Japanese input methods in nosh user-space virtual terminals

nosh pages:

introduction and blurb
The nosh Guide
source package
FreeBSD binary packages
Debian Linux binary packages
OpenBSD binary packages
The timorous admin's installation how-to
A real-world worked example of setting up and running a service with nosh
A quick look at nosh user-space virtual terminals
Japanese input methods in nosh user-space virtual terminals
Italics and colour in manual pages
Combining the nosh user-space virtual terminals with BRLTTY
MariaDB, MySQL, and Percona
roadmap

User-space virtual terminals are one of the terminal management features of the nosh package.

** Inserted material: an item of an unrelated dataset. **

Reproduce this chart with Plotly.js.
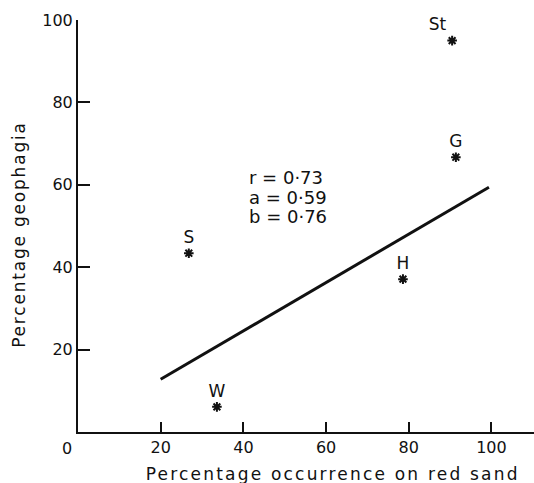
<!DOCTYPE html>
<html>
<head>
<meta charset="utf-8">
<script src="https://cdn.plot.ly/plotly-3.0.1.min.js"></script>
<style>html,body{margin:0;padding:0;background:#fff;}#chart{width:534px;height:483px;}</style>
</head>
<body>
<div id="chart"></div>
<script>
// Data
const pointLabels = ["St", "G", "S", "H", "W"];
const redSandPct = [90.5, 91.4, 26.8, 78.6, 33.6];
const geophagiaPct = [95.0, 66.7, 43.4, 37.1, 6.1];
const labelPositions = ["top left", "top center", "top center", "top center", "top center"];
const fitX = [20, 99.4];
const fitY = [12.8, 59.4];
const statsLines = ["r = 0·73", "a = 0·59", "b = 0·76"];
const statsY = [61.8, 57.0, 52.4];
const xTickVals = [20, 40, 60, 80, 100];
const yTickVals = [20, 40, 60, 80, 100];
const xTitle = "Percentage occurrence on red sand";
const yTitle = "Percentage geophagia";

const FONT = "DejaVu Sans, sans-serif";
const INK = "#111";

const traces = [
  {
    x: fitX, y: fitY, mode: "lines",
    line: {color: INK, width: 3},
    hoverinfo: "skip", showlegend: false
  },
  {
    x: redSandPct, y: geophagiaPct, mode: "markers+text",
    text: pointLabels, textposition: labelPositions,
    textfont: {family: FONT, size: 17, color: INK},
    marker: {symbol: "asterisk-open", size: 8, color: INK, line: {color: INK, width: 2}},
    cliponaxis: false,
    showlegend: false
  }
];

const annotations = [
  {xref: "paper", yref: "paper", x: -0.024, y: -0.013, xanchor: "center", yanchor: "top",
   text: "0", showarrow: false, font: {family: FONT, size: 16, color: INK}},
  {xref: "paper", yref: "paper", x: 0.559, y: -0.072, xanchor: "center", yanchor: "top",
   text: xTitle, showarrow: false, font: {family: FONT, size: 17, color: INK}},
  {xref: "paper", yref: "paper", x: -0.128, y: 0.48, xanchor: "center", yanchor: "middle",
   textangle: -90, text: yTitle, showarrow: false, font: {family: FONT, size: 17, color: INK}}
];
statsLines.forEach((s, i) => annotations.push({
  xref: "x", yref: "y", x: 40.9, y: statsY[i], xanchor: "left", yanchor: "middle",
  text: s, showarrow: false, font: {family: FONT, size: 18, color: INK}
}));

const layout = {
  width: 534, height: 483,
  margin: {l: 78, r: 0, t: 20, b: 51},
  paper_bgcolor: "#fff", plot_bgcolor: "#fff",
  font: {family: FONT, size: 16, color: INK},
  showlegend: false,
  xaxis: {
    range: [0, 110.3], showgrid: false, zeroline: false,
    showline: true, linecolor: INK, linewidth: 2,
    ticks: "inside", ticklen: 10, tickwidth: 2, tickcolor: INK,
    tickvals: xTickVals, ticktext: xTickVals.map(String),
    tickfont: {family: FONT, size: 16, color: INK}
  },
  yaxis: {
    range: [0, 100], showgrid: false, zeroline: false,
    showline: true, linecolor: INK, linewidth: 2,
    ticks: "inside", ticklen: 12, tickwidth: 2, tickcolor: INK,
    tickvals: yTickVals, ticktext: yTickVals.map(String),
    tickfont: {family: FONT, size: 16, color: INK}
  },
  annotations: annotations
};

Plotly.newPlot("chart", traces, layout, {staticPlot: true, displayModeBar: false}).then(() => {
  document.querySelectorAll("#chart .annotation-text").forEach(el => {
    const t = el.textContent;
    if (t === xTitle) el.style.letterSpacing = "2.2px";
    if (t === yTitle) el.style.letterSpacing = "1.8px";
  });
});
</script>
</body>
</html>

The design comprises separate coöperating components that are plugged together, one of which is a so-called "front-end processor" for running input methods. Input methods are driven from data files common to MacOS, xcin, gcin (GitHub), jscin (GitHub), hime (GitHub), PIME (GitHub), OpenVanilla (GitHub), OkidoKey.app (GitHub), and Chinese Open Desktop (GitHub).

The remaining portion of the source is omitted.